Fuente: http://www.socavon.net/Poetas-y-Escritores/castilla.htm



    LA CASA


        Ese que va por esa casa muerta
        y que en la noche por la galería
        recuerda aquella tarde en que llovía
        mientras empuja la pesada puerta,
        
        ese que ve por la ventana abierta
        llegar en gris como hace mucho el día
        y que no ve que su melancolía
        hace la casa mucho más desierta,
        
        ese que amanecido, con el vino,
        se arrima alucinado al mandarino
        y con su corazón lo va tanteando,
        ese ya no es, aunque parezca cierto,
        es un Manuel Castilla que se ha muerto
        y en esa casa está resucitando.

Manuel J. Castilla. Por Jorge Marziali.

Fuente: http://folkloredelnorte.com.ar/cancionero/def/eli-fu/estemanuelqueyocanto.html


ESTE MANUEL QUE YO CANTO
Zamba
Música y Letra de
Jorge Marziali
Editorial Lagos


I


A este Manuel que yo canto
no lo halla el frío,
anda cruzando el invierno
con un ponchito de vino.
Este Manuel que yo canto
no alcanza olvido.


Cómo lo acercan las coplas
que acerca el viento,
el duende las va cantando
con los duendes guitarreros
y lo reclaman los changos
titiriteros.




Viene un tren tronador
humeando como el recuerdo
y los muñecos del “Guayra”
lo llenan de pasajeros.
Despierte al vino Manuel
que no lo pillen durmiendo.




II


Este Manuel que yo digo
se ha demorado,
se fue por la mañanita
Chaco adentro, alucinado,
a ver florcitas de ancoche,
nácar en llanto.




No hay copla que no lo traiga
como a semilla
enamorada del aire
cuando la tarde lo agita.
No hay copla que no te traiga,
Manuel Castilla.




Viene un tren tronador
humeando como el recuerdo
y los muñecos del “Guayra”
lo llenan de pasajeros.
Despierte al vino Manuel
que no lo pillen durmiendo.

Manuel J. Castilla. Poeta.

Fuente: http://www.geomundos.com/cultura/poemancipado/algunos-poemas-de-manuel-castilla_doc_15605.html


Manuel J. Castilla nació en la casa ferroviaria de la Estación de Cerrillos (Salta), el día 14 de agosto de 1918. Realizó estudios primarios en la Escuela Zorrilla para luego estudiar el secundario en el Colegio Nacional de su provincia natal.

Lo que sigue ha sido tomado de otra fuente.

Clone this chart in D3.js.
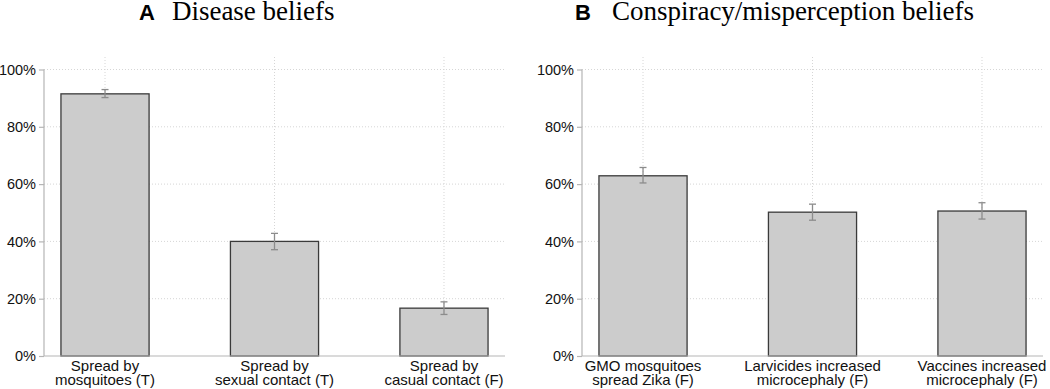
<!DOCTYPE html>
<html>
<head>
<meta charset="utf-8">
<script src="https://cdn.jsdelivr.net/npm/d3@7"></script>
<style>
  body { margin: 0; background: #fff; }
  svg { display: block; }
</style>
</head>
<body>
<div id="chart"></div>
<script>
var W = 1050, H = 389;

// panel A
var catsA = [['Spread by', 'mosquitoes (T)'], ['Spread by', 'sexual contact (T)'], ['Spread by', 'casual contact (F)']];
var valsA = [91.5, 40.0, 16.7];
var loA = [90.2, 37.1, 14.5];
var hiA = [93.0, 42.8, 18.9];

// panel B
var catsB = [['GMO mosquitoes', 'spread Zika (F)'], ['Larvicides increased', 'microcephaly (F)'], ['Vaccines increased', 'microcephaly (F)']];
var valsB = [62.9, 50.2, 50.6];
var loB = [60.4, 47.4, 47.8];
var hiB = [65.8, 53.0, 53.5];

var yTicks = [0, 20, 40, 60, 80, 100];

var svg = d3.select('#chart').append('svg')
    .attr('width', W)
    .attr('height', H);

function drawPanel(opts) {
    var g = svg.append('g');
    var x0 = opts.left, x1 = opts.right;
    var top = 57, bottom = 356;

    var y = d3.scaleLinear().domain([0, 100]).range([bottom, 69.5]);
    var x = d3.scaleBand()
        .domain(d3.range(opts.cats.length))
        .range([x0, x1])
        .paddingInner(0.48)
        .paddingOuter(0.1);

    // horizontal grid
    g.append('g').selectAll('line')
        .data(yTicks.filter(function(t) { return t > 0; }))
        .join('line')
        .attr('x1', x0).attr('x2', x1)
        .attr('y1', function(d) { return y(d); })
        .attr('y2', function(d) { return y(d); })
        .attr('stroke', '#d6d6d6')
        .attr('stroke-width', 1)
        .attr('stroke-dasharray', '1,2');

    // vertical grid at bar centres
    g.append('g').selectAll('line')
        .data(d3.range(opts.cats.length))
        .join('line')
        .attr('x1', function(d) { return x(d) + x.bandwidth() / 2; })
        .attr('x2', function(d) { return x(d) + x.bandwidth() / 2; })
        .attr('y1', top).attr('y2', bottom)
        .attr('stroke', '#d6d6d6')
        .attr('stroke-width', 1)
        .attr('stroke-dasharray', '1,2');

    // bars
    g.append('g').selectAll('rect')
        .data(opts.vals)
        .join('rect')
        .attr('x', function(d, i) { return x(i); })
        .attr('y', function(d) { return y(d); })
        .attr('width', x.bandwidth())
        .attr('height', function(d) { return y(0) - y(d); })
        .attr('fill', '#cccccc')
        .attr('stroke', '#3a3a3a')
        .attr('stroke-width', 1.3);

    // error bars
    var eb = g.append('g').selectAll('g')
        .data(opts.vals.map(function(v, i) { return {lo: opts.lo[i], hi: opts.hi[i], i: i}; }))
        .join('g')
        .attr('stroke', '#8c8c8c')
        .attr('stroke-width', 1.3);
    eb.append('line')
        .attr('x1', function(d) { return x(d.i) + x.bandwidth() / 2; })
        .attr('x2', function(d) { return x(d.i) + x.bandwidth() / 2; })
        .attr('y1', function(d) { return y(d.lo); })
        .attr('y2', function(d) { return y(d.hi); });
    [ 'lo', 'hi' ].forEach(function(k) {
        eb.append('line')
            .attr('x1', function(d) { return x(d.i) + x.bandwidth() / 2 - 3.5; })
            .attr('x2', function(d) { return x(d.i) + x.bandwidth() / 2 + 3.5; })
            .attr('y1', function(d) { return y(d[k]); })
            .attr('y2', function(d) { return y(d[k]); });
    });

    // y axis
    var yAxis = g.append('g')
        .attr('transform', 'translate(' + x0 + ',0)')
        .call(d3.axisLeft(y).tickValues(yTicks).tickSize(5).tickPadding(3)
            .tickFormat(function(d) { return d + '%'; }));
    yAxis.select('.domain').attr('stroke', '#b5b5b5').attr('stroke-width', 1.2)
        .attr('d', 'M0,' + y(100) + 'V' + y(0));
    yAxis.selectAll('.tick line').attr('stroke', '#b5b5b5').attr('stroke-width', 1.2);
    yAxis.selectAll('.tick text')
        .attr('font-family', 'Liberation Sans, Arial, sans-serif')
        .attr('font-size', '14.5px')
        .attr('fill', '#111');

    // x axis line
    g.append('line')
        .attr('x1', x0).attr('x2', x1)
        .attr('y1', y(0)).attr('y2', y(0))
        .attr('stroke', '#b5b5b5')
        .attr('stroke-width', 1.2);

    // category labels, two lines each
    var lab = g.append('g').selectAll('text')
        .data(opts.cats)
        .join('text')
        .attr('text-anchor', 'middle')
        .attr('font-family', 'Liberation Sans, Arial, sans-serif')
        .attr('font-size', '15px')
        .attr('fill', '#111');
    lab.each(function(d, i) {
        var t = d3.select(this);
        d.forEach(function(line, j) {
            t.append('tspan')
                .attr('x', x(i) + x.bandwidth() / 2)
                .attr('y', 370.5 + j * 14.8)
                .text(line);
        });
    });

    // title: bold sans letter + serif text
    var title = g.append('text')
        .attr('x', opts.titleX)
        .attr('y', 20)
        .attr('fill', '#000');
    title.append('tspan')
        .attr('font-family', 'Liberation Sans, Arial, sans-serif')
        .attr('font-weight', 'bold')
        .attr('font-size', '22px')
        .text(opts.letter);
    title.append('tspan')
        .attr('dx', opts.titleGap)
        .attr('font-family', 'Liberation Serif, Times New Roman, serif')
        .attr('font-size', '27px')
        .text(opts.title);
}

drawPanel({left: 44, right: 505, cats: catsA, vals: valsA, lo: loA, hi: hiA,
    letter: 'A', title: 'Disease beliefs', titleX: 139, titleGap: 17});
drawPanel({left: 582, right: 1043, cats: catsB, vals: valsB, lo: loB, hi: hiB,
    letter: 'B', title: 'Conspiracy/misperception beliefs', titleX: 575, titleGap: 21});
</script>
</body>
</html>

Se dedicó al periodismo y las letras. Es uno de los escritores fundadores del grupo "La Carpa". Además de sus colaboraciones en diarios y revistas nacionales, publicó los siguientes poemarios:

Agua de lluvia (1941), Luna Muerta (1944), La niebla y el árbol (1946), Copajira (1949,1964, 1974), La tierra de uno (1951, 1964), Norte adentro (1954), El cielo lejos (1959), Bajo las lentas nubes (1963), Amantes bajo la lluvia (1963), Posesión entre pájaros (1966), Andenes al ocaso (1967), Tres veranos (1970), El verde vuelve (1970) y Cantos del gozante (1972), Triste de la lluvia (1977), Cuatro Carnavales (1979). También publicó un texto en prosa: De solo estar (dos ediciones en 1957) y el libro Coplas de Salta (1972, con prólogo y recopilación de Castilla).

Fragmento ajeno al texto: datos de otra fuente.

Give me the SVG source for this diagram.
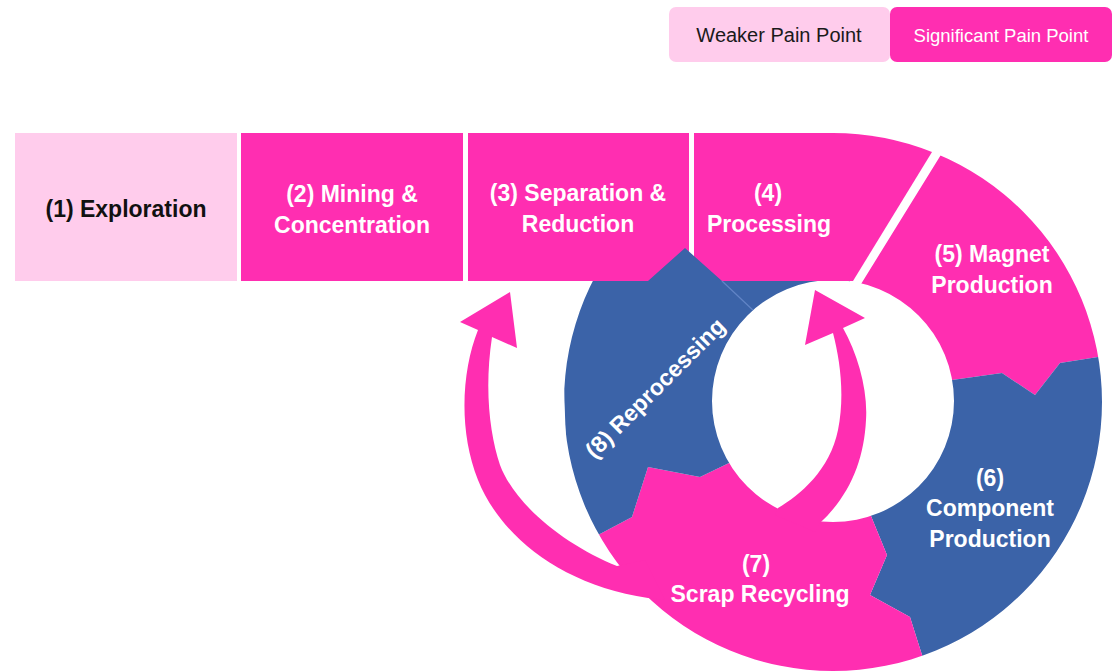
<svg xmlns="http://www.w3.org/2000/svg" width="1114" height="671" viewBox="0 0 1114 671">
<style>
.pink{fill:#FF2EB1}
.light{fill:#FFCCEC}
.blue{fill:#3B63A8}
.lbl{font-family:"Liberation Sans",Arial,sans-serif;font-weight:bold;font-size:23px;text-anchor:middle;fill:#ffffff}
.dark{fill:#111111}
.leg{font-family:"Liberation Sans",Arial,sans-serif;text-anchor:middle}
</style>
<defs>
<clipPath id="ring">
<path clip-rule="evenodd" d="M 564,402 A 269 269 0 1 0 1102,402 A 269 269 0 1 0 564,402 Z M 712,401 A 121 121 0 1 1 954,401 A 121 121 0 1 1 712,401 Z"/>
</clipPath>
</defs>
<rect width="1114" height="671" fill="#ffffff"/>

<g id="legend">
<g id="legend-weaker">
<rect x="669" y="7" width="221" height="55" rx="7" class="light"/>
<text x="779" y="42" class="leg" font-size="20" fill="#1a1a1a">Weaker Pain Point</text>
</g>
<g id="legend-significant">
<rect x="890" y="7" width="222" height="55" rx="7" class="pink"/>
<text x="1001" y="42" class="leg" font-size="18.5" fill="#ffffff">Significant Pain Point</text>
</g>
</g>

<g id="node-1">
<rect x="15" y="133" width="222" height="148" class="light"/>
<text x="126" y="217" class="lbl dark">(1) Exploration</text>
</g>
<g id="node-2">
<rect x="241" y="133" width="222" height="148" class="pink"/>
<text x="352" y="202" class="lbl">(2) Mining &amp;</text>
<text x="352" y="233" class="lbl">Concentration</text>
</g>
<g id="node-3">
<rect x="468" y="133" width="221" height="148" class="pink"/>
<text x="578" y="201" class="lbl">(3) Separation &amp;</text>
<text x="578" y="232" class="lbl">Reduction</text>
</g>
<g id="node-4">
<path d="M 694,133 L 833,133 A 269 269 0 0 1 932,152 L 853,281 L 694,281 Z" class="pink"/>
<text x="768" y="201" class="lbl">(4)</text>
<text x="769" y="232" class="lbl">Processing</text>
</g>
<g id="node-5">
<polygon clip-path="url(#ring)" class="pink" points="853,297 960,124 1140,100 1140,352 1098,357 1060,363 1035,395 1002,373 952,380 900,388"/>
<text x="992" y="262" class="lbl">(5) Magnet</text>
<text x="992" y="293" class="lbl">Production</text>
</g>
<g id="node-6">
<polygon clip-path="url(#ring)" class="blue" points="900,388 952,380 1002,373 1035,395 1060,363 1098,357 1140,352 1140,700 930,690 922,655 910,617 870,595 887,555 871,516 860,490"/>
<text x="990" y="486" class="lbl">(6)</text>
<text x="990" y="516" class="lbl">Component</text>
<text x="990" y="547" class="lbl">Production</text>
</g>
<g id="node-7">
<polygon clip-path="url(#ring)" class="pink" points="860,490 871,516 887,555 870,595 910,617 922,655 930,690 560,690 570,550 598,535 632,517 648,467 700,477 729,463 760,448"/>
<text x="756" y="572" class="lbl">(7)</text>
<text x="760" y="602" class="lbl">Scrap Recycling</text>
</g>
<g id="node-8">
<polygon clip-path="url(#ring)" class="blue" points="570,550 598,535 632,517 648,467 700,477 729,463 760,448 830,350 850,281 722,281 685,248 648,281 560,281"/>
<path clip-path="url(#ring)" d="M 722,281 L 756,313" stroke="#6285c6" stroke-width="1.2" fill="none"/>
<text transform="translate(655,388) rotate(-45)" x="0" y="8" class="lbl">(8) Reprocessing</text>
</g>

<g id="connectors">
<path id="arrow-7-to-3" class="pink" d="M 665,600 L 648,598 C 560,585 500,535 478,480 C 458,430 462,370 478,330 L 460,322 L 510,292 L 517,348 L 492,337 C 484,390 490,435 500,465 C 515,505 565,545 617,566 L 645,560 Z"/>
<path id="arrow-7-to-4" class="pink" d="M 775,515 L 778,508 C 800,495 830,470 838,430 C 845,395 840,360 833,333 L 805,345 L 815,290 L 865,318 L 843,328 C 858,355 868,390 866,420 C 864,460 850,495 820,523 L 815,532 Z"/>
</g>
</svg>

En 1957 obtuvo el Premio Regional de Poesía del Norte (trienio 1954-56, Dirección General de Cultura de la Nación), por su libro Norte adentro fue galardonado con el Premio "Juan Carlos Dávalos" para obras de imaginación en la producción literaria (trienio 1958-60, Gobierno de Salta) por el poemario El cielo lejos, y con el Premio del Fondo Nacional de las Artes (Mendoza, Trienio 1962-64) por su libro Bajo las lentas nubes. En 1967 recibió el Tercer Premio Nacional de Poesía por su obra Posesión entre pájaros. Entre otras de sus más importantes distinciones se incluyen el Gran Premio de Honor de la Sociedad Argentina de Escritores (1973), el Primer Premio Nacional de Poesía del Ministerio de Educación y Cultura de la Nación (trienio 1970-72) y el Primer Premio Nacional de Poesía del Ministerio de Educación y Cultura de la Nación (trienio 1973-75). Falleció en Salta, el 19 de julio 1980 por razones de diabetes.

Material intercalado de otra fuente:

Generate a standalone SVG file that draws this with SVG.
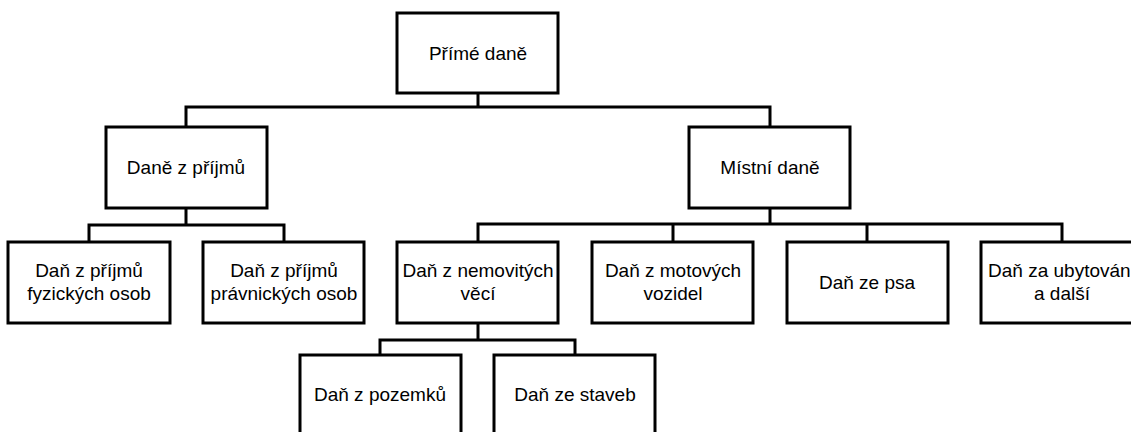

En la escritura de Manuel J. Castilla convergen narración, poesía y mito. En el libro De sólo estar, la estructura prosaica y la intensidad lírica condensan la presencia de los mitos del tiempo y del carnaval. La línea de conciencia social trazada por Castilla en su producción lírica y narrativa es fundante en la literatura del NOA y posteriormente otros escritores retomarán esa problemática, como Héctor Tizón, Daniel Moyano, Francisco Zamora o Carlos Hugo Aparicio.